ETA: My tastes may be off, but this is absolutely disgusting today and is turning my stomach. I usually make myself drink the cup even if I don’t like the tea, but today I can’t and it’s going down the drain. Never, ever again!
Good news: mom likes this iced! She will be helping me drink it up! Which is good because we have about a gallon left, yikes. The story behind why we have so much is that this is before I was really “into” tea and we accidentally bought the 50-count box of bags. Now more than a 20-count tin of sachets is enough to scare me off a tea, ha!
This is fine, again. Sweetened with agave but I can barely tell, but then my throat hurts so I don’t mind the tartness so much. It’s kind of helping.
This tea isn’t earth-shattering, but it’s a staple in my cabinet and my opinion of it is still good. It’s gotten me through many a headache, and the smell of it is soothing to me because of that. I honestly think it’s a good chamomile blend, because the chamomile mixes with the other flavors rather than covering it like other blends I’ve had. The mint, lemongrass, and rose are present without being overwhelming, and the other ingredients aren’t too obvious to me but they make it a smooth cup. I might rebuy this when it’s gone, which I don’t think I can say with any of the other herbals I started out with.
Resteep with the leaves from earlier. Tried it right at boiling since the leaves can handle it. Right now I’m loving that houjicha is possibly the easiest green to deal with. You can’t burn it, oversteep it, or anything else I’m always doing wrong with them (although I am slowly getting better).
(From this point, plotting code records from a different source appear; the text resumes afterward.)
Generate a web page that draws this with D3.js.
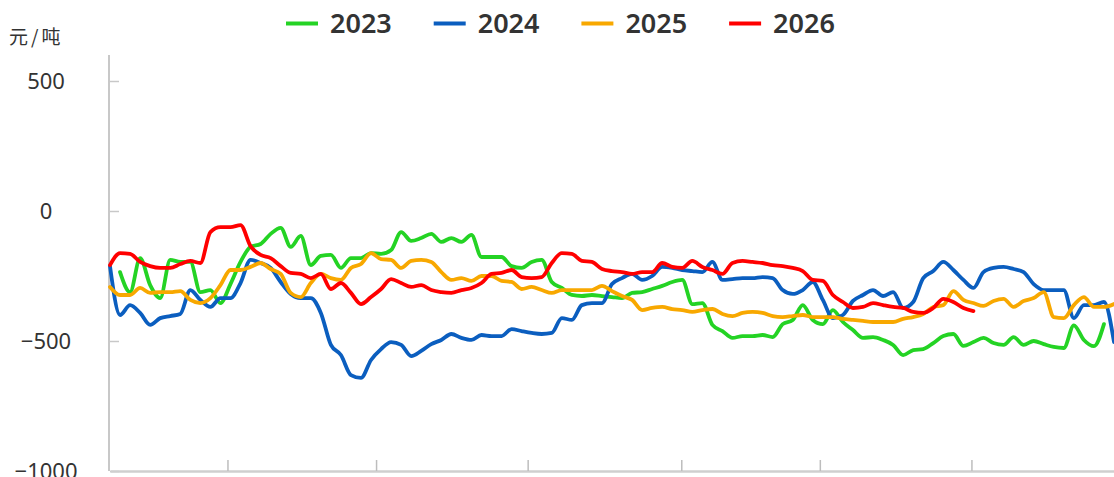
<!DOCTYPE html>
<html>
<head>
<meta charset="utf-8">
<script src="https://cdn.jsdelivr.net/npm/d3@7"></script>
<style>
  html, body { margin: 0; padding: 0; background: #fff; overflow: hidden; }
  #app { width: 1114px; height: 477px; }
</style>
</head>
<body>
<div id="app"></div>
<script>
const WIDTH = 1114, HEIGHT = 477;

const years = ['2023', '2024', '2025', '2026'];
const colors = ['#24d324', '#0b5ebf', '#f8a800', '#ff0000'];

// y ticks and the x tick marks (position along the sampled days)
const yTicks = [500, 0, -500, -1000];
const xTickDays = [11.7, 26.5, 41.6, 56.9, 70.7, 85.8];

// spread, 元/吨, sampled at 101 evenly spaced days
const s2023 = [null, -235, -312, -181, -285, -335, -188, -196, -196, -312,
  -304, -354, -281, -196, -138, -127, -88, -65, -138, -96,
  -208, -173, -169, -219, -181, -181, -162, -165, -150, -81,
  -115, -104, -88, -119, -104, -119, -92, -177, -177, -177,
  -212, -219, -196, -188, -273, -296, -323, -327, -323, -327,
  -331, -335, -315, -312, -300, -288, -273, -265, -358, -354,
  -438, -462, -488, -481, -481, -477, -485, -435, -419, -362,
  -419, -435, -381, -427, -458, -488, -485, -496, -515, -554,
  -535, -531, -508, -481, -473, -519, -504, -488, -508, -515,
  -485, -515, -500, -512, -523, -527, -440, -496, -520, -435, null];

const s2024 = [-212, -400, -362, -392, -438, -412, -404, -396, -304, -342,
  -369, -335, -335, -277, -188, -200, -219, -273, -319, -335,
  -335, -392, -515, -554, -631, -642, -573, -531, -504, -515,
  -558, -538, -512, -496, -473, -488, -496, -477, -481, -481,
  -454, -462, -469, -473, -469, -412, -419, -362, -354, -354,
  -281, -258, -242, -265, -250, -215, -219, -227, -231, -235,
  -196, -265, -262, -258, -258, -254, -258, -304, -319, -304,
  -273, -342, -412, -400, -346, -323, -304, -327, -312, -373,
  -350, -258, -231, -196, -227, -265, -296, -235, -219, -215,
  -223, -235, -281, -304, -304, -304, -412, -362, -362, -350, -504];

const s2025 = [-292, -323, -323, -296, -315, -312, -312, -308, -342, -354,
  -335, -285, -227, -227, -215, -200, -223, -242, -315, -331,
  -277, -242, -258, -265, -219, -204, -162, -185, -188, -219,
  -192, -188, -196, -235, -265, -258, -269, -250, -250, -269,
  -273, -300, -292, -304, -315, -304, -304, -304, -304, -288,
  -308, -327, -342, -381, -373, -369, -377, -381, -388, -381,
  -377, -396, -404, -392, -388, -392, -404, -408, -404, -400,
  -408, -408, -408, -415, -419, -423, -427, -427, -427, -415,
  -408, -396, -369, -362, -308, -342, -354, -365, -346, -338,
  -369, -346, -335, -312, -408, -412, -362, -331, -369, -369, -358];

const s2026 = [-208, -162, -165, -196, -212, -219, -219, -204, -192, -200,
  -81, -62, -62, -54, -135, -169, -181, -212, -238, -242,
  -258, -242, -300, -277, -315, -358, -331, -300, -262, -277,
  -292, -285, -304, -312, -315, -304, -296, -277, -242, -238,
  -227, -254, -258, -254, -200, -162, -165, -192, -196, -223,
  -231, -235, -242, -235, -235, -200, -215, -219, -192, -215,
  -227, -242, -200, -192, -196, -200, -208, -212, -219, -231,
  -265, -269, -323, -350, -373, -369, -354, -362, -369, -373,
  -388, -392, -373, -338, -350, -373, -385];

const series = [s2023, s2024, s2025, s2026];

const svg = d3.select('#app')
  .append('svg')
    .attr('width', WIDTH)
    .attr('height', HEIGHT)
    .style('font-family', '"Noto Sans", "Noto Sans CJK SC", sans-serif');

const x = d3.scaleLinear()
  .domain([0, 100])
  .range([110, 1114]);

const y = d3.scaleLinear()
  .domain([-1000, 500])
  .range([471, 81]);

// y axis line runs a bit above the top tick
svg.append('line')
  .attr('x1', 109).attr('x2', 109)
  .attr('y1', y(600)).attr('y2', y(-1000))
  .attr('stroke', '#c8c8c8')
  .attr('stroke-width', 2);

const yAxis = svg.append('g')
  .attr('transform', 'translate(110,0)')
  .call(d3.axisLeft(y).tickValues(yTicks).tickFormat(d3.format('d'))
    .tickSizeInner(-9).tickSizeOuter(0));
yAxis.select('.domain').remove();
yAxis.selectAll('.tick line')
  .attr('stroke', '#c8c8c8')
  .attr('stroke-width', 1.5);
yAxis.selectAll('.tick text')
  .attr('x', -64)
  .attr('text-anchor', 'middle')
  .attr('fill', '#333')
  .style('font-size', '22px')
  .style('font-family', '"Noto Sans", sans-serif');

const xAxis = svg.append('g')
  .attr('transform', 'translate(0,471)')
  .call(d3.axisBottom(x).tickValues(xTickDays).tickSizeInner(-11).tickSizeOuter(0).tickFormat(''));
xAxis.select('.domain')
  .attr('stroke', '#cfcfcf')
  .attr('stroke-width', 2.5);
xAxis.selectAll('.tick line')
  .attr('stroke', '#bdbdbd')
  .attr('stroke-width', 1.5);

// unit label
svg.append('text')
  .attr('x', 9)
  .attr('y', 44)
  .attr('fill', '#333')
  .style('font-size', '19px')
  .style('letter-spacing', '3px')
  .style('font-family', '"Noto Sans CJK SC", sans-serif')
  .text('元/吨');

const line = d3.line()
  .defined(d => d != null)
  .x((d, i) => x(i))
  .y(d => y(d))
  .curve(d3.curveMonotoneX);

svg.selectAll('.series')
  .data(series)
  .enter()
  .append('path')
    .attr('class', 'series')
    .attr('d', d => line(d))
    .attr('fill', 'none')
    .attr('stroke', (d, i) => colors[i])
    .attr('stroke-width', 3.8)
    .attr('stroke-linejoin', 'round')
    .attr('stroke-linecap', 'round');

// legend across the top
const legend = svg.selectAll('.legend')
  .data(years)
  .enter()
  .append('g')
    .attr('class', 'legend')
    .attr('transform', (d, i) => `translate(${286 + i * 147.7},0)`);

legend.append('line')
  .attr('x1', 0).attr('x2', 32)
  .attr('y1', 23.5).attr('y2', 23.5)
  .attr('stroke', (d, i) => colors[i])
  .attr('stroke-width', 4);

legend.append('text')
  .attr('x', 44)
  .attr('y', 33)
  .attr('fill', '#333')
  .style('font-size', '27px')
  .style('font-weight', '600')
  .text(d => d);
</script>
</body>
</html>
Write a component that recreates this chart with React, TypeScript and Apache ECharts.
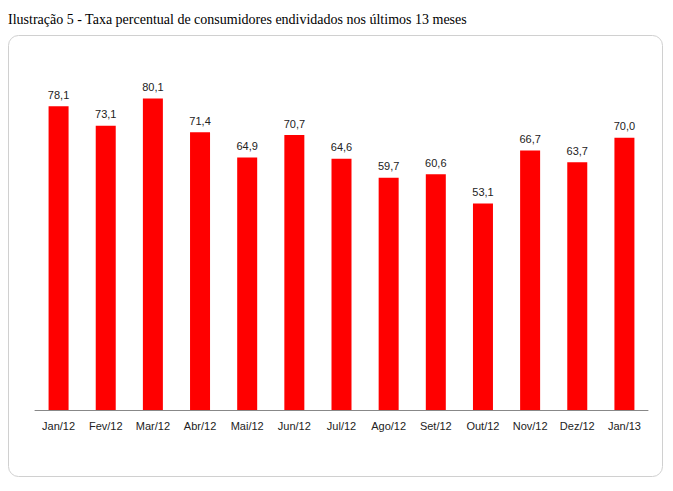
import React, { useEffect, useRef } from 'react';
import * as echarts from 'echarts';

const months = ['Jan/12', 'Fev/12', 'Mar/12', 'Abr/12', 'Mai/12', 'Jun/12', 'Jul/12', 'Ago/12', 'Set/12', 'Out/12', 'Nov/12', 'Dez/12', 'Jan/13'];
const taxa = [78.1, 73.1, 80.1, 71.4, 64.9, 70.7, 64.6, 59.7, 60.6, 53.1, 66.7, 63.7, 70.0];

const App: React.FC = () => {
    const chartRef = useRef<HTMLDivElement>(null);

    useEffect(() => {
        const chartDom = chartRef.current!;
        const myChart = echarts.init(chartDom, undefined, { renderer: 'svg' });

        const option: echarts.EChartsOption = {
            animation: false,
            title: {
                text: 'Ilustração 5 - Taxa percentual de consumidores endividados nos últimos 13 meses',
                left: 3,
                top: 7,
                textStyle: { fontFamily: 'Liberation Serif', fontSize: 14, fontWeight: 'normal', color: '#000' },
            },
            graphic: [{
                type: 'rect',
                shape: { x: 8.5, y: 35.5, width: 654, height: 441, r: 10 },
                style: { fill: 'none', stroke: '#d0d0d0', lineWidth: 1 },
                z: -1,
            }],
            grid: { left: 35, right: 25, top: 60, bottom: 81 },
            xAxis: {
                type: 'category',
                data: months,
                axisLine: { lineStyle: { color: '#888' } },
                axisTick: { lineStyle: { color: '#888' }, length: 5 },
                axisLabel: { color: '#222', fontFamily: 'Liberation Sans', fontSize: 11, margin: 10 },
            },
            yAxis: { type: 'value', min: 0, max: 90, show: false, splitLine: { show: false } },
            series: [{
                type: 'bar',
                data: taxa,
                barWidth: 20,
                itemStyle: { color: '#ff0000' },
                label: {
                    show: true,
                    position: 'top',
                    distance: 6,
                    color: '#222',
                    fontFamily: 'Liberation Sans',
                    fontSize: 11,
                    formatter: (p: any) => p.value.toFixed(1).replace('.', ','),
                },
            }],
        };

        myChart.setOption(option);
        return () => { myChart.dispose(); };
    }, []);

    return <div ref={chartRef} style={{ position: 'absolute', left: 0, top: 0, width: 673, height: 491, background: '#fff' }} />;
};

export default App;
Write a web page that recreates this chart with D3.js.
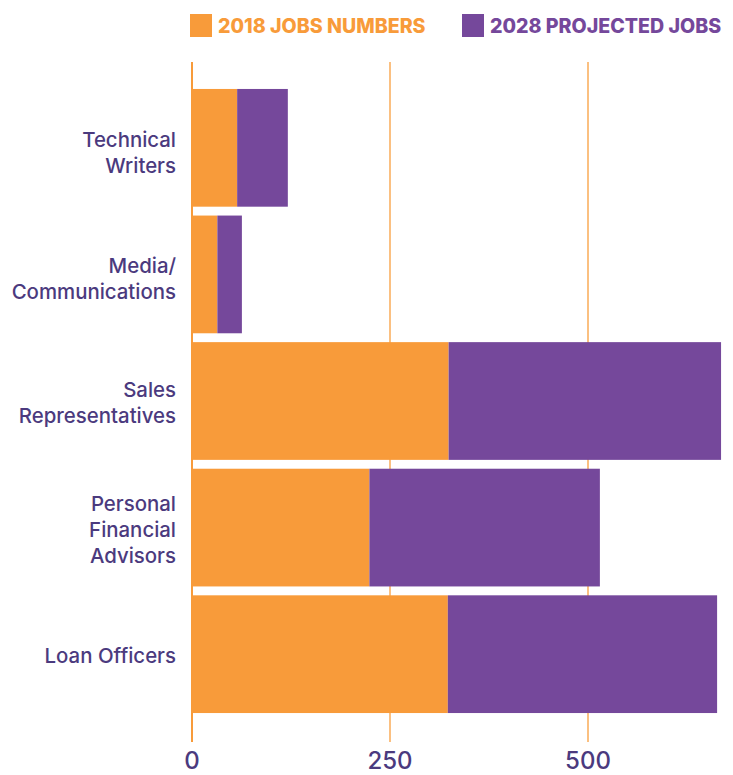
<!DOCTYPE html>
<html lang="en">
<head>
<meta charset="utf-8">
<title>Jobs chart</title>
<script src="https://cdn.jsdelivr.net/npm/d3@7"></script>
<style>
  body { margin: 0; background: #fff; }
  svg { display: block; font-family: Inter, "Noto Sans", sans-serif; }
</style>
</head>
<body>
<script>
// categories and the two stacked series (thousands of jobs)
var categories = [
  ['Technical', 'Writers'],
  ['Media/', 'Communications'],
  ['Sales', 'Representatives'],
  ['Personal', 'Financial', 'Advisors'],
  ['Loan Officers']
];
var jobs2018 = [57, 32, 324, 224, 323];
var jobs2028 = [64, 31, 344, 291, 340];
var seriesNames = ['2018 JOBS NUMBERS', '2028 PROJECTED JOBS'];
var tickValues = [0, 250, 500];

var w = 733, h = 775;
var orange = '#f89b3a', purple = '#75489b', textCol = '#4b3a7e';

var svg = d3.select('body').append('svg')
  .attr('width', w).attr('height', h);

var rows = categories.map(function(c, i) {
  return { key: i, a: jobs2018[i], b: jobs2028[i] };
});

var x = d3.scaleLinear().domain([0, 500]).range([192, 588]);
var y = d3.scaleBand()
  .domain(d3.range(categories.length))
  .range([82, 720])
  .paddingInner(0.07)
  .paddingOuter(0.055);

// gridlines
svg.selectAll('line.grid')
  .data(tickValues)
  .enter()
  .append('line')
  .attr('x1', function(d) { return x(d); })
  .attr('x2', function(d) { return x(d); })
  .attr('y1', 62)
  .attr('y2', 742)
  .attr('stroke', orange)
  .attr('stroke-opacity', function(d) { return d === 0 ? 1 : 0.85; })
  .attr('stroke-width', function(d) { return d === 0 ? 2 : 1.5; });

// tick labels
svg.selectAll('text.tick')
  .data(tickValues)
  .enter()
  .append('text')
  .attr('x', function(d) { return x(d); })
  .attr('y', 769)
  .attr('text-anchor', 'middle')
  .attr('fill', textCol)
  .attr('font-size', '24px')
  .attr('font-weight', 500)
  .text(function(d) { return d; });

var stack = d3.stack().keys(['a', 'b']);
var layers = stack(rows);
var colors = [orange, purple];

svg.selectAll('g.layer')
  .data(layers)
  .enter()
  .append('g')
  .attr('fill', function(d, i) { return colors[i]; })
  .selectAll('rect')
  .data(function(d) { return d; })
  .enter()
  .append('rect')
  .attr('x', function(d) { return x(d[0]); })
  .attr('y', function(d) { return y(d.data.key); })
  .attr('width', function(d) { return x(d[1]) - x(d[0]); })
  .attr('height', y.bandwidth());

// category labels
var lineH = 26;
svg.selectAll('text.cat')
  .data(categories)
  .enter()
  .append('text')
  .attr('text-anchor', 'end')
  .attr('fill', textCol)
  .attr('font-size', '20.4px')
  .attr('font-weight', 500)
  .each(function(lines, i) {
    var cy = y(i) + y.bandwidth() / 2;
    var first = cy - (lines.length - 1) * lineH / 2 + 9;
    if (lines.length === 2 && i < 2) first += 3;
    d3.select(this).selectAll('tspan')
      .data(lines)
      .enter()
      .append('tspan')
      .attr('x', 176)
      .attr('y', function(d, j) { return first + j * lineH; })
      .text(function(d) { return d; });
  });

// legend
var legendX = [190, 462];
seriesNames.forEach(function(name, i) {
  svg.append('rect')
    .attr('x', legendX[i]).attr('y', 14)
    .attr('width', 22).attr('height', 23)
    .attr('fill', colors[i]);
  svg.append('text')
    .attr('x', legendX[i] + 28).attr('y', 33)
    .attr('fill', colors[i])
    .attr('font-size', '19.6px')
    .attr('font-weight', 800)
    .text(name);
});
</script>
</body>
</html>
This produced a stronger cup. At its strongest it’s medium-bodied and a little nutty, I really like it. I keep upping the rating but I think I’ll have to do so again.
Well… There doesn’t seem to be a way to brew this without it getting bitter. It also brews up incredibly dark for a green (darker than my last cup of houjicha), which is surprising and a little strange to me. I made a pot of this and was very careful to do a short steep and take the leaves out before they could stew, but it’s still bitter. Darn.
The flavor isn’t bad, exactly, but it’s overly floral (and this is coming from me!) and strongly bitter up front and then just sort of dies. It has a lightly sweet aftertaste but I’m not impressed.
Luckily this one is a few cups away from a sipdown, but I’ll be looking elsewhere for jasmine from now on.
Decided to make this with lunch. My tastes seem to be okay, but I can’t taste much of anything with subtle teas. Unfortunately that means most of my lovely oolongs are out, so instead I think I’ll go with some stronger greens.
This. Smells. So. Good! I can’t believe I never tried roasted teas before this year, because now they’re some of my favorites. I used about a teaspoon and a half for 8 oz. this time, with water just cooled down from boiling. It seems to be a good way to prepare this one. Deliciously roasty, very calming.
Decided to make the rest of this sample up. I wasn’t all that impressed by it last time so I didn’t think it would be much of a loss to drink it now. Golden Moon has plenty of other teas I love.
I put honey in it this time, which I normally wouldn’t do but it’s actually good this way. It’s a very light black and has some woody and citrusy notes to it. Probably not going to be buying it, but it’s not bad at all.